It tells us how badly we are performing at the moment and how far we are from the solution.  
In a cartezian plane, it may be the euclidean distance or some other distance between our current position and the target position.  
Goal of the error function is to help us take steps towards our target position.  
We take look around our current position and then find out the direction in which we are closest to the target position and take that step.  
The process is repeated till we reach the target position.  
The technique described above is called as **Gradient Descent**.
  
**Conditions to apply Gradient Descent :**

1.   It should be continuous.
2.   It should be differentiable.

##Discrete vs Continuous Predictions

Since we need a continuous error function, we need to move to continuous predictions.  
For example if we predict the answer as yes or no, we need to change it to probability of yes or no, which is between 0 and 1.  
Recall that we employed a step function in perceptron to give output as 0 or 1. To convert these discrete outputs to continuous ones, we replace the step function with **Sigmoid Function**.  

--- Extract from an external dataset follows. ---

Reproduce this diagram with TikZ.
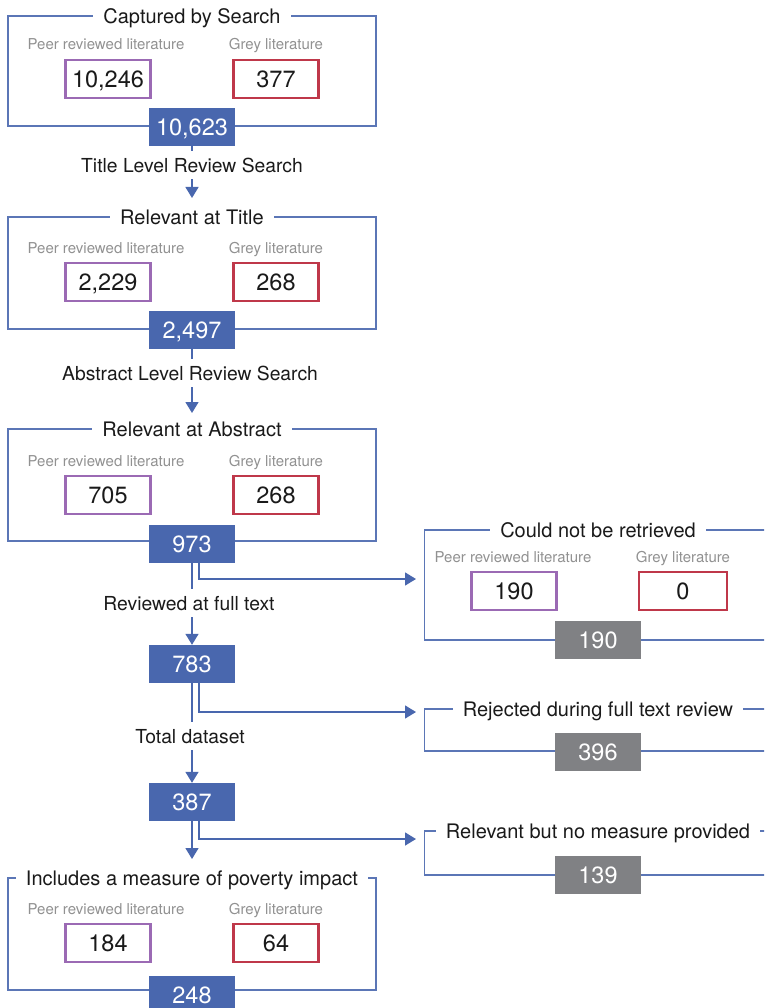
\documentclass[tikz,border=0pt]{standalone}
\usepackage{fontspec}
\setmainfont{TeX Gyre Heros}
\usetikzlibrary{arrows.meta}

\definecolor{flowblue}{RGB}{73,103,174}
\definecolor{peerpurple}{RGB}{155,106,180}
\definecolor{greyred}{RGB}{191,56,74}
\definecolor{boxgrey}{RGB}{128,129,132}
\definecolor{labelgrey}{RGB}{145,145,145}
\definecolor{inktext}{RGB}{26,26,26}

\tikzset{
  stagebox/.style={draw=flowblue!90, line width=1.3pt, minimum width=368pt, inner sep=0pt},
  frametitle/.style={fill=white, text=inktext, inner xsep=10pt, inner ysep=3pt, text depth=0pt, font=\fontsize{20}{23}\selectfont},
  sublabel/.style={text=labelgrey, inner sep=0pt, text depth=0pt, font=\fontsize{15}{18}\selectfont},
  peerbox/.style={draw=peerpurple, fill=white, text=inktext, line width=2.5pt, minimum width=85pt, minimum height=38pt, text depth=0pt, font=\fontsize{23.5}{26}\selectfont},
  greybox/.style={peerbox, draw=greyred},
  totalbox/.style={fill=flowblue, text=white, minimum width=86pt, minimum height=38pt, text depth=0pt, font=\fontsize{23.5}{26}\selectfont},
  droppedbox/.style={totalbox, fill=boxgrey},
  steplabel/.style={text=inktext, inner xsep=0pt, inner ysep=7pt, text depth=0pt, font=\fontsize{19.3}{22}\selectfont},
  conn/.style={draw=flowblue, line width=1.5pt},
  arr/.style={conn, -{Triangle[width=13pt,length=11pt]}},
}

\begin{document}
\begin{tikzpicture}[x=1pt,y=-1pt]
    \useasboundingbox (0,0) rectangle (764,1008);
    \clip (0,0) rectangle (764,1008);

    % captured by search
    \node[stagebox, minimum height=110pt] (s1) at (192,71) {};
    \node[frametitle] (s1t) at (192,16) {Captured by Search};
    \node[sublabel] (s1pl) at (106,44) {Peer reviewed literature};
    \node[sublabel] (s1gl) at (276,44) {Grey literature};
    \node[peerbox] (s1p) at (108,79) {10,246};
    \node[greybox] (s1g) at (276,79) {377};
    \node[totalbox] (s1n) at (192,127) {10,623};
    \node[steplabel] (l1) at (192,165) {Title Level Review Search};
    \coordinate (tip1) at (192,198);
    \draw[conn] (s1n.south) -- (l1.north);
    \draw[arr] (l1.south) -- (tip1);

    % relevant at title
    \node[stagebox, minimum height=112pt] (s2) at (192,273) {};
    \node[frametitle] (s2t) at (192,217) {Relevant at Title};
    \node[sublabel] (s2pl) at (106,248) {Peer reviewed literature};
    \node[sublabel] (s2gl) at (276,248) {Grey literature};
    \node[peerbox] (s2p) at (108,282) {2,229};
    \node[greybox] (s2g) at (276,282) {268};
    \node[totalbox] (s2n) at (192,330) {2,497};
    \node[steplabel] (l2) at (190,373) {Abstract Level Review Search};
    \coordinate (tip2) at (192,413);
    \draw[conn] (s2n.south) -- (s2n.south |- l2.north);
    \draw[arr] (s2n.south |- l2.south) -- (tip2);

    % relevant at abstract
    \node[stagebox, minimum height=112pt] (s3) at (192,485) {};
    \node[frametitle] (s3t) at (192,429) {Relevant at Abstract};
    \node[sublabel] (s3pl) at (106,461) {Peer reviewed literature};
    \node[sublabel] (s3gl) at (276,461) {Grey literature};
    \node[peerbox] (s3p) at (108,495) {705};
    \node[greybox] (s3g) at (276,495) {268};
    \node[totalbox] (s3n) at (192,544) {973};
    \node[steplabel] (l3) at (189,603) {Reviewed at full text};
    \node[totalbox] (n783) at (192,664) {783};
    \draw[conn] (s3n.south) -- (s3n.south |- l3.north);
    \draw[arr] (s3n.south |- l3.south) -- (n783.north);

    % could not be retrieved
    \node[stagebox, minimum width=375pt, minimum height=110pt] (r1) at (612,585) {};
    \node[frametitle] (r1t) at (598,530) {Could not be retrieved};
    \node[sublabel] (r1pl) at (513,557) {Peer reviewed literature};
    \node[sublabel] (r1gl) at (683,557) {Grey literature};
    \node[peerbox] (r1p) at (514,591) {190};
    \node[greybox, minimum width=88pt] (r1g) at (683,591) {0};
    \node[droppedbox] (r1n) at (598,640) {190};
    \coordinate (r1in) at (416,579);
    \draw[arr] ([xshift=7pt]s3n.south) |- (r1in);

    % full text review
    \node[steplabel] (l4) at (190,736) {Total dataset};
    \node[totalbox] (n387) at (192,802) {387};
    \draw[conn] (n783.south) -- (n783.south |- l4.north);
    \draw[arr] (n783.south |- l4.south) -- (n387.north);

    \node[stagebox, minimum width=375pt, minimum height=42pt] (r2) at (612,730) {};
    \node[frametitle] (r2t) at (598,709) {Rejected during full text review};
    \node[droppedbox] (r2n) at (598,752) {396};
    \coordinate (r2in) at (416,712);
    \draw[arr] ([xshift=7pt]n783.south) |- (r2in);

    \node[stagebox, minimum width=375pt, minimum height=44pt] (r3) at (612,853) {};
    \node[frametitle] (r3t) at (598,831) {Relevant but no measure provided};
    \node[droppedbox] (r3n) at (598,875) {139};
    \coordinate (r3in) at (416,839);
    \draw[arr] ([xshift=7pt]n387.south) |- (r3in);

    % includes a measure of poverty impact
    \coordinate (tip4) at (192,859);
    \draw[arr] (n387.south) -- (tip4);
    \node[stagebox, minimum height=112pt] (s4) at (192,934) {};
    \node[frametitle] (s4t) at (192,878) {Includes a measure of poverty impact};
    \node[sublabel] (s4pl) at (106,909) {Peer reviewed literature};
    \node[sublabel] (s4gl) at (276,909) {Grey literature};
    \node[peerbox] (s4p) at (108,943) {184};
    \node[greybox] (s4g) at (276,943) {64};
    \node[totalbox] (s4n) at (192,995) {248};
\end{tikzpicture}
\end{document}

> sigmoid(x) = 1/(1+exp(-x))

Thus we can modify our activation function as follows:

> y' = sigmoid(Wx + b)


#Multi-Class Classification

If there are more classes that our model can predict, such as given some fruits our model predicts whether it is banana, orange or apple, then such problem is called as **Multi-Class Clasification**.  
  
We determine scores for each class and then calculate probabilities. Since the scores are obtained as result of linear functions, they can be also be negative. So, to convert the negative scores into positive ones, we utilize exponential function.  
  
Thus we calculate the scores for each clss using a **Softmax function**.  Suppose there are N classes with Linear function scores as Z1, Z2, .. Zn then we define softmax function as:
> P(class i) = exp(Zi)/sum(Z1+Z2..+Zn) 

In [0]:
import numpy as np

# function takes input as list of numbers, and returns
# the list of values given by the softmax function.
def softmax(L):
    result = []
    deno = sum([np.exp(i) for i in L])
    for i in L:
       result.append(np.exp(i)/deno)
    return result

## One-Hot Encoding
In our case of multiclass classification, to encode our classes, we define a variable for each class.  
Suppose there are 3 classes C1, C2 and C3 and a particular example E belongs to class C2 then for C2 the value is 1 an for other classes it is zero.  
That is, E would be encoded as [0,1,0]

In [0]:
from sklearn.preprocessing import OneHotEncoder
enc = OneHotEncoder()

#here we have 3 classes so we will have 3 different variables after one-hot encoding
X = [['Orange'],['Apple'],['Mango']]
X = enc.fit_transform(X).toarray()
X

array([[0., 0., 1.],
       [1., 0., 0.],
       [0., 1., 0.]])

##Maximum Likelihood
This method involves picking up the model that gives the existing labels the highest probability.  
Thus by maximizing the probability, we can pick up the best possible model.  
Let us consider an example where we have 2 models that classify 4 points into blue and red.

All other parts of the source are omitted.